Sementara Rivai Kusumanegara, Kuasa Hukum PT. Tripar Multivision Plus (MVP) mengatakan, pihak MVP berhak untuk melanjutkan produksi film Soekarno, karena hak cipta dan hak kepemilikan film berada pada MVP.
"Dengan memperhatikan aspek kepastian hukum, keadilan dan kemanfaatan dalam kasus tersebut maka pengacara Multivision berkeyakinan kliennya berhak melanjutkan film Indonesia Merdeka, terlebih pasal 1, 2 dan 8 perjanjian menegaskan hak cipta dan hak kepemilikan film berada pada Multivision," ujarnya.
Melalui surat 8 Juni 2013, Rachmawati mengundurkan diri dan akan memproduksi sendiri film hari-hari terakhir Bung Karno. Pihak Multivision menyetujui pengunduran diri itu dan tetap memohon dukungan moril atas produksi film yang mengisahkan tokoh proklamator Soekarno.
Keadaannya saat itu masih win-win solution. Karena masing-masing berpihak melanjutkan sekuel film yang diinginkannya. Sehingga seharusnya tidak ada persoalan hukum atas produksi film Indonesia Merdeka oleh Multivision.

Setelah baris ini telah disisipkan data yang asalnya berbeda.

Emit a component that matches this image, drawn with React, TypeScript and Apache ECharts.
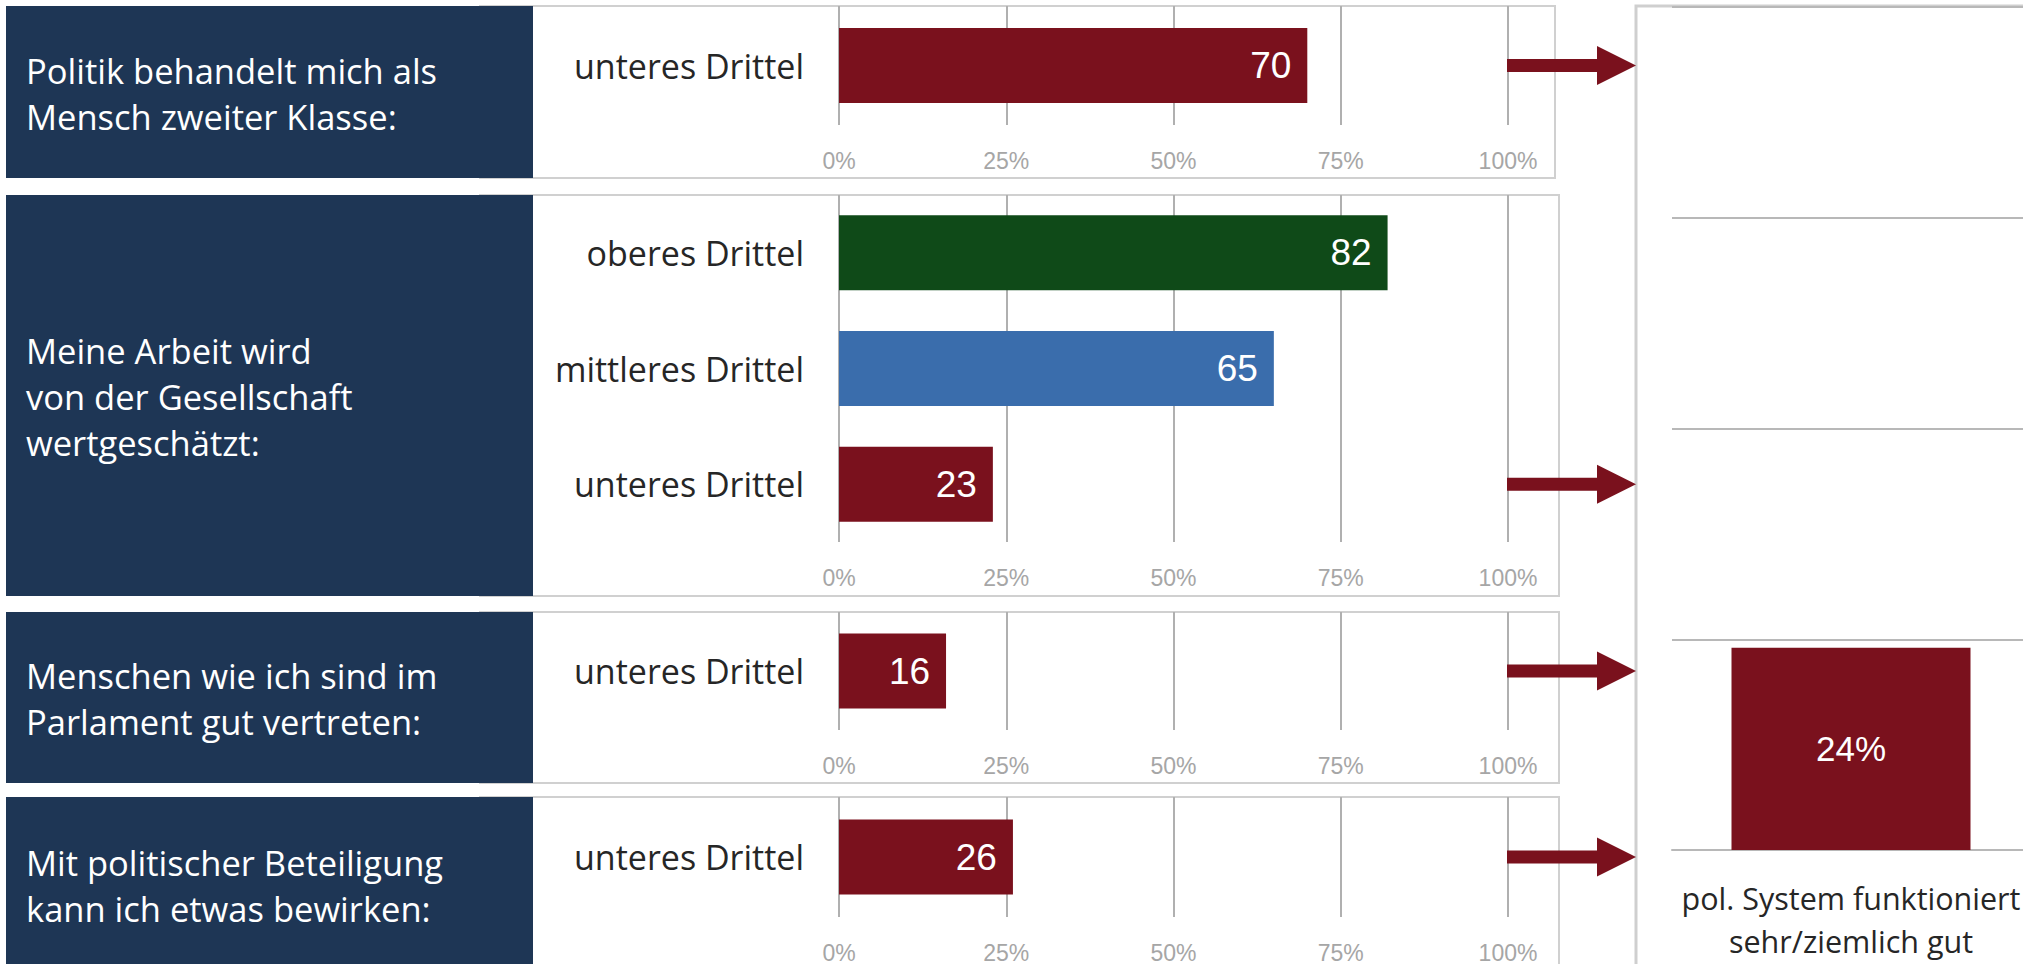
import React, { useEffect, useRef } from "react";
import * as echarts from "echarts";

// ---------- data ----------
const panelTitles: string[][] = [
  ["Politik behandelt mich als", "Mensch zweiter Klasse:"],
  ["Meine Arbeit wird", "von der Gesellschaft", "wertgeschätzt:"],
  ["Menschen wie ich sind im", "Parlament gut vertreten:"],
  ["Mit politischer Beteiligung", "kann ich etwas bewirken:"],
];
const panel1Categories = ["unteres Drittel"];
const panel1Values = [70];
const panel2Categories = ["oberes Drittel", "mittleres Drittel", "unteres Drittel"];
const panel2Values = [82, 65, 23];
const panel3Categories = ["unteres Drittel"];
const panel3Values = [16];
const panel4Categories = ["unteres Drittel"];
const panel4Values = [26];
const xTickMin = 0;
const xTickMax = 100;
const xTickInterval = 25;
const rightCategories = ["pol. System funktioniert\nsehr/ziemlich gut"];
const rightValues = [24];

// ---------- styles ----------
const RED = "#7a111d";
const GREEN = "#0f4a18";
const BLUE = "#3a6dac";
const NAVY = "#1e3655";
const groupColor: Record<string, string> = {
  "oberes Drittel": GREEN,
  "mittleres Drittel": BLUE,
  "unteres Drittel": RED,
};

const panels = [
  { top: 6, bottom: 178, plotH: 119, cats: panel1Categories, vals: panel1Values },
  { top: 195, bottom: 596, plotH: 347, cats: panel2Categories, vals: panel2Values },
  { top: 612, bottom: 783, plotH: 118, cats: panel3Categories, vals: panel3Values },
  { top: 797, bottom: 980, plotH: 120, cats: panel4Categories, vals: panel4Values },
];

const W = 2023;
const H = 964;
const CANVAS_W = 2140; // wider drawing surface; the page clips it at 2023
const PLOT_LEFT = 839;
const PLOT_W = 669;
const SANS = "Open Sans, Noto Sans, sans-serif";
const ARIAL = "Liberation Sans, Arial, sans-serif";

export default function App() {
  const ref = useRef<HTMLDivElement>(null);

  useEffect(() => {
    if (!ref.current) return;
    const chart = echarts.init(ref.current, null, { renderer: "svg", width: CANVAS_W, height: H });

    const grids: any[] = [];
    const xAxes: any[] = [];
    const yAxes: any[] = [];
    const series: any[] = [];

    panels.forEach((p, i) => {
      grids.push({ left: PLOT_LEFT, width: PLOT_W, top: p.top, height: p.plotH, containLabel: false });
      xAxes.push({
        type: "value",
        gridIndex: i,
        min: xTickMin,
        max: xTickMax,
        interval: xTickInterval,
        axisLine: { show: false },
        axisTick: { show: false },
        axisLabel: {
          formatter: "{value}%",
          color: "#a6a6a6",
          fontSize: 23,
          fontFamily: ARIAL,
          margin: 24,
        },
        splitLine: { show: true, lineStyle: { color: "#b0b0b0", width: 2 } },
      });
      yAxes.push({
        type: "category",
        gridIndex: i,
        inverse: true,
        data: p.cats,
        axisLine: { show: false },
        axisTick: { show: false },
        axisLabel: {
          color: "#262626",
          fontSize: 34,
          fontFamily: SANS,
          margin: 35,
        },
        splitLine: { show: false },
      });
      series.push({
        type: "bar",
        xAxisIndex: i,
        yAxisIndex: i,
        barWidth: 75,
        data: p.vals.map((v, k) => ({ value: v, itemStyle: { color: groupColor[p.cats[k]] } })),
        label: {
          show: true,
          position: "insideRight",
          distance: 16,
          color: "#ffffff",
          fontSize: 37,
          fontFamily: ARIAL,
          formatter: "{c}",
        },
      });
    });

    // right-hand vertical bar chart
    const ri = panels.length;
    grids.push({ left: 1672, width: 358, top: 7, height: 843, containLabel: false });
    xAxes.push({
      type: "category",
      gridIndex: ri,
      data: rightCategories,
      axisLine: { show: true, lineStyle: { color: "#b8b8b8", width: 2 } },
      axisTick: { show: false },
      axisLabel: {
        color: "#262626",
        fontSize: 30.5,
        lineHeight: 43,
        fontFamily: SANS,
        margin: 26,
        interval: 0,
      },
    });
    yAxes.push({
      type: "value",
      gridIndex: ri,
      min: 0,
      max: 100,
      interval: 25,
      axisLine: { show: false },
      axisTick: { show: false },
      axisLabel: { show: false },
      splitLine: { show: true, lineStyle: { color: "#b8b8b8", width: 2 } },
    });
    series.push({
      type: "bar",
      xAxisIndex: ri,
      yAxisIndex: ri,
      barWidth: 239,
      data: rightValues,
      itemStyle: { color: RED },
      label: {
        show: true,
        position: "inside",
        color: "#ffffff",
        fontSize: 35,
        fontFamily: ARIAL,
        formatter: "{c}%",
      },
    });

    const baseGraphics: any[] = [];
    // white chart frames
    panels.forEach((p, i) => {
      baseGraphics.push({
        type: "rect",
        z: -10,
        silent: true,
        shape: { x: 480, y: p.top, width: (i === 0 ? 1555 : 1559) - 480, height: p.bottom - p.top },
        style: { fill: "#ffffff", stroke: "#d0d0d0", lineWidth: 2 },
      });
    });
    // right frame
    baseGraphics.push({
      type: "rect",
      z: -10,
      silent: true,
      shape: { x: 1636, y: 6, width: 600, height: 1100 },
      style: { fill: "#ffffff", stroke: "#cfcfcf", lineWidth: 3 },
    });
    // navy title boxes + text
    panels.forEach((p, i) => {
      baseGraphics.push({
        type: "rect",
        z: 5,
        silent: true,
        shape: { x: 6, y: p.top, width: 527, height: p.bottom - p.top },
        style: { fill: NAVY },
      });
      baseGraphics.push({
        type: "text",
        z: 6,
        silent: true,
        x: 26,
        y: (p.top + Math.min(p.bottom, 971)) / 2 + 1,
        style: {
          text: panelTitles[i].join("\n"),
          fill: "#ffffff",
          fontSize: 34.5,
          lineHeight: 46,
          fontFamily: SANS,
          verticalAlign: "middle",
          align: "left",
        },
      });
    });

    chart.setOption({
      animation: false,
      backgroundColor: "#ffffff",
      grid: grids,
      xAxis: xAxes,
      yAxis: yAxes,
      series,
      graphic: baseGraphics,
    });

    // arrows at the "unteres Drittel" bar of each panel
    const arrows: any[] = [];
    panels.forEach((p, i) => {
      const y = chart.convertToPixel({ yAxisIndex: i } as any, "unteres Drittel") as any as number;
      const x0 = 1507;
      const x1 = 1597;
      const x2 = 1636;
      const t = 6.5;
      const h = 19.5;
      arrows.push({
        type: "polygon",
        z: 20,
        silent: true,
        shape: {
          points: [
            [x0, y - t],
            [x1, y - t],
            [x1, y - h],
            [x2, y],
            [x1, y + h],
            [x1, y + t],
            [x0, y + t],
          ],
        },
        style: { fill: RED },
      });
    });
    chart.setOption({ graphic: [...baseGraphics, ...arrows] });

    return () => chart.dispose();
  }, []);

  return (
    <div style={{ position: "absolute", left: 0, top: 0, width: W, height: H, overflow: "hidden", background: "#fff" }}>
      <div ref={ref} style={{ width: CANVAS_W, height: H }} />
    </div>
  );
}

Tiga bulan setelah pengunduran diri, Rachmawati justru menyomasi Multivision agar menghentikan promosi film yang telah menelan biaya Rp15 miliar dan melibatkan tiga ribu figuran.
Perjanjian antara Multivision dengan Ibu Rachmawati dibuat 17 Oktober 2011, di mana Multivision akan memproduksi film Soekarno dan Rachmawati selaku Ketua Yayasan Pendidikan Soekarno akan memberi masukan referensi/rekomendasi mengenai content film.
Dalam perjalanannya timbul perbedaan pendapat antara Hanung Bramantyo selaku sutradara dengan Rachmawati, dimana Rachmawati menginginkan sekuel hari-hari terakhir Soekarno (pasca-G30S hingga akhir hayat) dengan pemeran Soekarno oleh Anjasmara.
Sedangkan Hanung menghendaki sekuel peristiwa kemerdekaan RI dengan aktor Ario Bayu. Dan Multivision keukeuh mendukung argumentasi Hanung Bramantyo setelah juga mencermati hasil FGD di Bogor yang dihadiri semua pihak termasuk sejarawan dan praktisi perfilman.
Sedangkan pasal 5 perjanjian menegaskan hak untuk menentukan artis berada pada pihak Multivision.